#BZFriday: Naturalization and Immigration Day

By Adam Sitte, Region Legal Service Office Europe, Africa, SW Asia Region Legal Service Office Europe, Africa, SW Asia (RLSO EURAFSWA)  partnered with U.S. Citizenship and Immigration Services (USCIS) and […]

By Adam Sitte, Region Legal Service Office Europe, Africa, SW Asia

Region Legal Service Office Europe, Africa, SW Asia (RLSO EURAFSWA)  partnered with U.S. Citizenship and Immigration Services (USCIS) and the State Department (DOS) to hold a naturalization and immigration day in Naples, Italy on March 17.

The day started with USCIS and DOS providing legal training to RLSO EURAFSWA, including via Defense Collaboration Services with the regional detachments. The RLSO, USCIS, and DOS then hosted a question and answer session on immigration.

The day concluded with a naturalization ceremony for four applicants, including active-duty service members and spouses stationed in Rota, Sigonella, Gaeta, and Paris. They originally are from four different countries: Germany, Philippines, Romania, and Trinidad and Tobago. The applicants pledged to be subject to the rule of law, to adhere to the authority of the U.S. government, to respect each other, and to enjoy the unalienable rights of life, liberty, and the pursuit of happiness. Capt. Keith Gibel, commanding officer of RLSO EURAFSWA, was the keynote speaker.

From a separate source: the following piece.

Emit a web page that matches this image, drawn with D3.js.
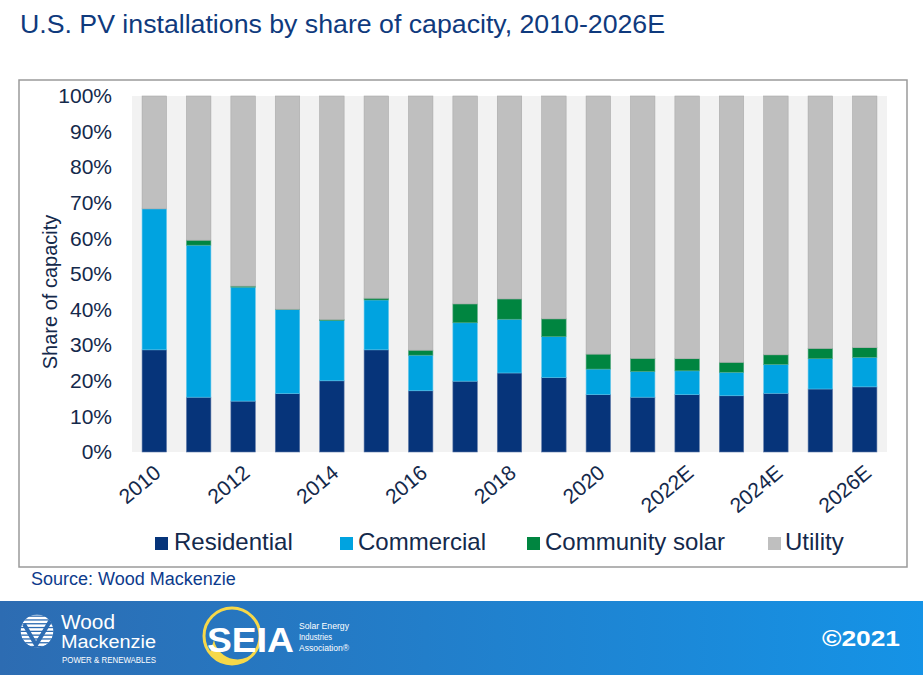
<!DOCTYPE html>
<html>
<head>
<meta charset="utf-8">
<script src="https://cdn.jsdelivr.net/npm/d3@7"></script>
<style>
  html, body { margin: 0; padding: 0; background: #fff; }
  svg { display: block; font-family: "Liberation Sans", Arial, sans-serif; }
</style>
</head>
<body>
<svg id="chart" width="923" height="675"></svg>
<script>
const categories = ["2010","2011","2012","2013","2014","2015","2016","2017","2018","2019","2020","2021E","2022E","2023E","2024E","2025E","2026E"];
const tickLabels = ["2010","2012","2014","2016","2018","2020","2022E","2024E","2026E"];
const residential = [28.7,15.4,14.3,16.4,20.0,28.7,17.2,19.9,22.2,20.9,16.1,15.4,16.1,15.8,16.5,17.7,18.3];
const commercial  = [39.6,42.7,32.0,23.6,16.9,14.0,10.0,16.4,15.1,11.5,7.2,7.2,6.7,6.6,8.1,8.5,8.3];
const community   = [0.0,1.4,0.3,0.1,0.3,0.5,1.4,5.3,5.7,5.0,4.2,3.7,3.4,2.8,2.7,2.9,2.7];
const utility     = [31.7,40.5,53.4,59.9,62.8,56.8,71.4,58.4,57.0,62.6,72.5,73.7,73.8,74.8,72.7,70.9,70.7];
const seriesNames = ["Residential","Commercial","Community solar","Utility"];
const yTicks = [0,10,20,30,40,50,60,70,80,90,100];

const colors = {"Residential":"#06347a","Commercial":"#00a3e0","Community solar":"#008540","Utility":"#bfbfbf"};
const strokes = {"Residential":"#5a76a6","Commercial":"#5cc3ea","Community solar":"#4ea57a","Utility":"#a9a9a9"};

const svg = d3.select("#chart");

// Title
svg.append("text").attr("x", 20).attr("y", 33)
  .attr("font-size", 26.5).attr("fill", "#0f3a7d")
  .attr("textLength", 645).attr("lengthAdjust", "spacingAndGlyphs")
  .text("U.S. PV installations by share of capacity, 2010-2026E");

// Outer frame
svg.append("rect").attr("x", 19).attr("y", 80).attr("width", 888).attr("height", 487)
  .attr("fill", "none").attr("stroke", "#9a9a9a").attr("stroke-width", 1.5);

const plot = {left: 132, right: 887, top: 96, bottom: 452};
svg.append("rect").attr("x", plot.left).attr("y", plot.top)
  .attr("width", plot.right - plot.left).attr("height", plot.bottom - plot.top)
  .attr("fill", "#f2f2f2");

const x = d3.scaleBand().domain(categories).range([plot.left, plot.right])
  .paddingInner(0.45).paddingOuter(0.227);
const y = d3.scaleLinear().domain([0, 100]).range([plot.bottom, plot.top]);

const table = categories.map((c, i) => ({
  cat: c,
  "Residential": residential[i],
  "Commercial": commercial[i],
  "Community solar": community[i],
  "Utility": utility[i]
}));
const stacked = d3.stack().keys(seriesNames)(table);

svg.append("g").selectAll("g").data(stacked).join("g")
  .attr("fill", d => colors[d.key])
  .attr("stroke", d => strokes[d.key])
  .attr("stroke-width", 0.6)
  .selectAll("rect").data(d => d).join("rect")
  .attr("x", d => x(d.data.cat))
  .attr("width", x.bandwidth())
  .attr("y", d => y(d[1]))
  .attr("height", d => Math.max(0, y(d[0]) - y(d[1])));

// Y axis
const yAxis = d3.axisLeft(y).tickValues(yTicks).tickFormat(d => d + "%").tickSize(0).tickPadding(20);
const yg = svg.append("g").attr("transform", `translate(${plot.left},0)`).call(yAxis);
yg.select(".domain").remove();
yg.selectAll("text").attr("font-size", 21).attr("fill", "#14294b")
  .attr("font-family", "'Liberation Sans', Arial, sans-serif");

// X axis
const xAxis = d3.axisBottom(x).tickValues(tickLabels).tickSize(0).tickPadding(0);
const xg = svg.append("g").attr("transform", `translate(0,${plot.bottom})`).call(xAxis);
xg.select(".domain").remove();
xg.selectAll("text")
  .attr("font-size", 21).attr("fill", "#14294b")
  .attr("font-family", "'Liberation Sans', Arial, sans-serif")
  .attr("text-anchor", "end")
  .attr("dy", "0")
  .attr("transform", "translate(8,23) rotate(-40)");

// Y axis title
svg.append("text")
  .attr("transform", "translate(57,292) rotate(-90)")
  .attr("text-anchor", "middle")
  .attr("font-size", 20).attr("fill", "#14294b")
  .text("Share of capacity");

// Legend
const legendPos = [
  {sx: 155, tx: 174},
  {sx: 340, tx: 358},
  {sx: 527, tx: 545},
  {sx: 768, tx: 785}
];
const lg = svg.append("g");
seriesNames.forEach((name, i) => {
  lg.append("rect").attr("x", legendPos[i].sx).attr("y", 537)
    .attr("width", 13).attr("height", 13).attr("fill", colors[name]);
  lg.append("text").attr("x", legendPos[i].tx).attr("y", 550)
    .attr("font-size", 24).attr("fill", "#14294b").text(name);
});

// Source
svg.append("text").attr("x", 31).attr("y", 585)
  .attr("font-size", 18).attr("fill", "#0d3b8c")
  .text("Source: Wood Mackenzie");

// Footer band
const defs = svg.append("defs");
const grad = defs.append("linearGradient").attr("id", "footgrad")
  .attr("x1", "0%").attr("x2", "100%").attr("y1", "0%").attr("y2", "0%");
grad.append("stop").attr("offset", "0%").attr("stop-color", "#2d6cb2");
grad.append("stop").attr("offset", "100%").attr("stop-color", "#1593e6");
svg.append("rect").attr("x", 0).attr("y", 601).attr("width", 923).attr("height", 74)
  .attr("fill", "url(#footgrad)");

// Wood Mackenzie logo
const wm = svg.append("g");
defs.append("clipPath").attr("id", "wmclip").append("circle").attr("cx", 37).attr("cy", 631).attr("r", 16.5);
const wmInner = wm.append("g").attr("clip-path", "url(#wmclip)");
wmInner.append("circle").attr("cx", 37).attr("cy", 631).attr("r", 16.5).attr("fill", "#fff");
d3.range(0, 9).forEach(k => {
  wmInner.append("rect").attr("x", 18).attr("y", 615.5 + k * 3.8).attr("width", 40).attr("height", 1.3).attr("fill", "#2d6cb2");
});
wmInner.append("path").attr("d", "M24,624 L36,645 L52,618").attr("fill", "none")
  .attr("stroke", "#2d6cb2").attr("stroke-width", 4);
wm.append("text").attr("x", 61).attr("y", 629).attr("font-size", 21).attr("fill", "#fff")
  .attr("textLength", 54).attr("lengthAdjust", "spacingAndGlyphs").text("Wood");
wm.append("text").attr("x", 61).attr("y", 648).attr("font-size", 18).attr("fill", "#fff")
  .attr("textLength", 95).attr("lengthAdjust", "spacingAndGlyphs").text("Mackenzie");
wm.append("text").attr("x", 62).attr("y", 663).attr("font-size", 8.5).attr("fill", "#fff")
  .attr("textLength", 94).attr("lengthAdjust", "spacingAndGlyphs").text("POWER & RENEWABLES");

// SEIA logo
const se = svg.append("g");
se.append("circle").attr("cx", 232).attr("cy", 636).attr("r", 28).attr("fill", "none")
  .attr("stroke", "#f6d849").attr("stroke-width", 3);
se.append("path").attr("d", "M210,652 A28,28 0 0 0 258,648 A24,24 0 0 1 214,640 Z").attr("fill", "#f6d849");
se.append("text").attr("x", 207).attr("y", 652).attr("font-size", 35).attr("font-weight", "bold")
  .attr("fill", "#fff").attr("textLength", 87).attr("lengthAdjust", "spacingAndGlyphs").text("SEIA");
[["Solar Energy", 629], ["Industries", 640], ["Association®", 651]].forEach(([t, yy]) => {
  se.append("text").attr("x", 299).attr("y", yy).attr("font-size", 9).attr("fill", "#fff")
    .attr("textLength", t === "Industries" ? 33 : 50).attr("lengthAdjust", "spacingAndGlyphs").text(t);
});

// Copyright
svg.append("text").attr("x", 822).attr("y", 646).attr("font-size", 22).attr("font-weight", "bold")
  .attr("fill", "#fff").attr("textLength", 78).attr("lengthAdjust", "spacingAndGlyphs").text("©2021");
</script>
</body>
</html>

Currently, there are more than 4,000 active-duty Sailors who are not U.S. citizens. RLSO EURAFSWA works closely with USCIS and the DOS across the region to help these Sailors, and also assist service members requesting permission to marry foreign nationals.

Helping Sailors become naturalized allows them to participate in the processes of state deliberation and decision-making; provides a guarantee of protection of individual freedoms established in the Bill of Rights; and provides increased opportunities, including officer commissioning programs, issuance of a security clearance, and immigration for non-U.S. citizen family members. Naturalization also has a positive effect on operational readiness, diversity within the ranks, morale, and retention.

A number of non-U.S. born military members have played an important role in history: John Barry, John Paul Jones, Tadeusz Kosciuszko, Marquis de Lafayette, and Baron von Steuben are just some of the examples of non-U.S. born military members who fought for U.S. independence and fought to preserve the American way of life.